▸ Requirement:
Print, word for word, the opening line of the data below and every line after it through the line that contains "const labelAngleShift = [0, 0, 0, 0, 2.6];", but not the pictures.

··· Recorded information

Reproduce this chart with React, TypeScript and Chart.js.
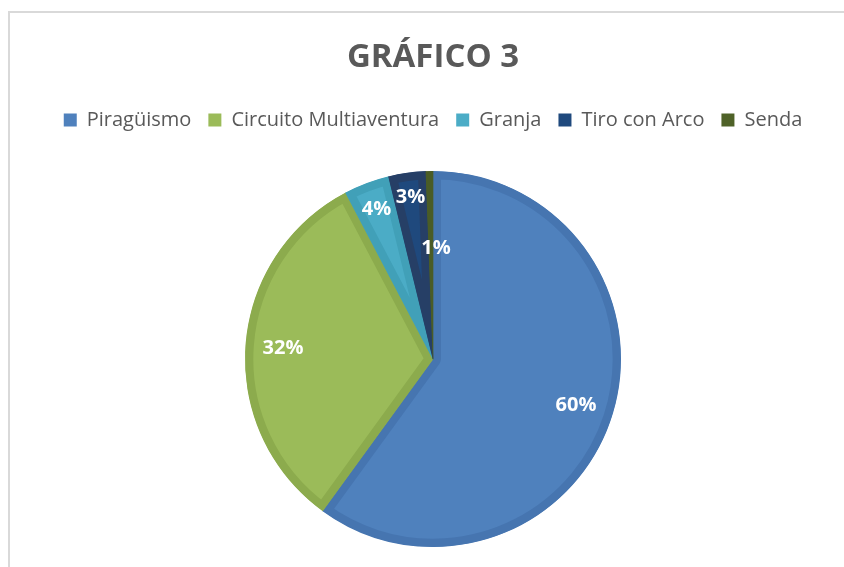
import React, { useEffect, useRef } from "react";
import { Chart, registerables } from "chart.js";

Chart.register(...registerables);

const categories = ["Piragüismo", "Circuito Multiaventura", "Granja", "Tiro con Arco", "Senda"];
const values = [60, 32.3, 3.9, 3.2, 0.6];
const fillColors = ["#4F81BD", "#9BBB59", "#4BACC6", "#1F497D", "#4F6228"];
const bandColors = ["#4675B0", "#8CAB4D", "#41A0B8", "#263F66", "#4A5C26"];
const labelRadius = [0.8, 0.8, 0.85, 0.87, 0.59];
const labelAngleShift = [0, 0, 0, 0, 2.6];

const FONT = "'Open Sans', 'DejaVu Sans', sans-serif";

const pctLabels = {
  id: "pctLabels",
  afterDatasetsDraw(chart: any) {
    const ctx = chart.ctx;
    const meta = chart.getDatasetMeta(0);
    const data = chart.data.datasets[0].data as number[];
    const total = data.reduce((a, b) => a + b, 0);
    ctx.save();
    ctx.fillStyle = "#FFFFFF";
    ctx.font = `bold 20px ${FONT}`;
    ctx.textAlign = "center";
    ctx.textBaseline = "middle";
    meta.data.forEach((arc: any, i: number) => {
      const p = arc.getProps(["x", "y", "startAngle", "endAngle", "outerRadius"], true);
      const mid = (p.startAngle + p.endAngle) / 2 + (labelAngleShift[i] * Math.PI) / 180;
      const r = p.outerRadius * labelRadius[i];
      const x = p.x + Math.cos(mid) * r;
      const y = p.y + Math.sin(mid) * r;
      ctx.fillText(Math.round((data[i] / total) * 100) + "%", x, y);
    });
    ctx.restore();
  },
};

const legendSpacing = {
  id: "legendSpacing",
  beforeInit(chart: any) {
    const legend = chart.legend;
    if (!legend) return;
    const origFit = legend.fit;
    legend.fit = function () {
      origFit.call(this);
      this.height += 31;
    };
  },
};

export default function App() {
  const ref = useRef<HTMLCanvasElement | null>(null);
  useEffect(() => {
    if (!ref.current) return;
    const chart = new Chart(ref.current, {
      type: "pie",
      data: {
        labels: categories,
        datasets: [
          {
            data: values,
            backgroundColor: fillColors,
            borderColor: bandColors,
            borderWidth: 8,
            borderAlign: "inner",
          } as any,
        ],
      },
      options: {
        responsive: false,
        animation: false,
        layout: { padding: { top: 0, bottom: 20, left: 22, right: 0 } },
        plugins: {
          tooltip: { enabled: false },
          title: {
            display: true,
            text: "GRÁFICO 3",
            color: "#595959",
            font: { family: FONT, size: 33, weight: "bold" },
            padding: { top: 37.4, bottom: 16 },
          },
          legend: {
            position: "top",
            labels: {
              color: "#595959",
              font: { family: FONT, size: 20 },
              boxWidth: 13,
              boxHeight: 13,
              padding: 17,
              generateLabels: () =>
                categories.map((c, i) => ({
                  text: c,
                  fillStyle: fillColors[i],
                  strokeStyle: fillColors[i],
                  lineWidth: 0,
                  fontColor: "#595959",
                  hidden: false,
                  index: i,
                })),
            },
          },
        },
      },
      plugins: [legendSpacing, pctLabels],
    });
    return () => chart.destroy();
  }, []);
  return (
    <>
      <div
        style={{
          position: "absolute",
          left: 8,
          top: 11,
          width: 836,
          height: 556,
          borderLeft: "2px solid #D9D9D9",
          borderTop: "2px solid #D9D9D9",
          boxSizing: "border-box",
        }}
      />
      <canvas
        ref={ref}
        width={844}
        height={567}
        style={{ position: "absolute", left: 0, top: 0, width: 844, height: 567, display: "block" }}
      />
    </>
  );
}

······

▸ Task answer:
Reproduce this chart with React, TypeScript and Chart.js.
import React, { useEffect, useRef } from "react";
import { Chart, registerables } from "chart.js";

Chart.register(...registerables);

const categories = ["Piragüismo", "Circuito Multiaventura", "Granja", "Tiro con Arco", "Senda"];
const values = [60, 32.3, 3.9, 3.2, 0.6];
const fillColors = ["#4F81BD", "#9BBB59", "#4BACC6", "#1F497D", "#4F6228"];
const bandColors = ["#4675B0", "#8CAB4D", "#41A0B8", "#263F66", "#4A5C26"];
const labelRadius = [0.8, 0.8, 0.85, 0.87, 0.59];
const labelAngleShift = [0, 0, 0, 0, 2.6];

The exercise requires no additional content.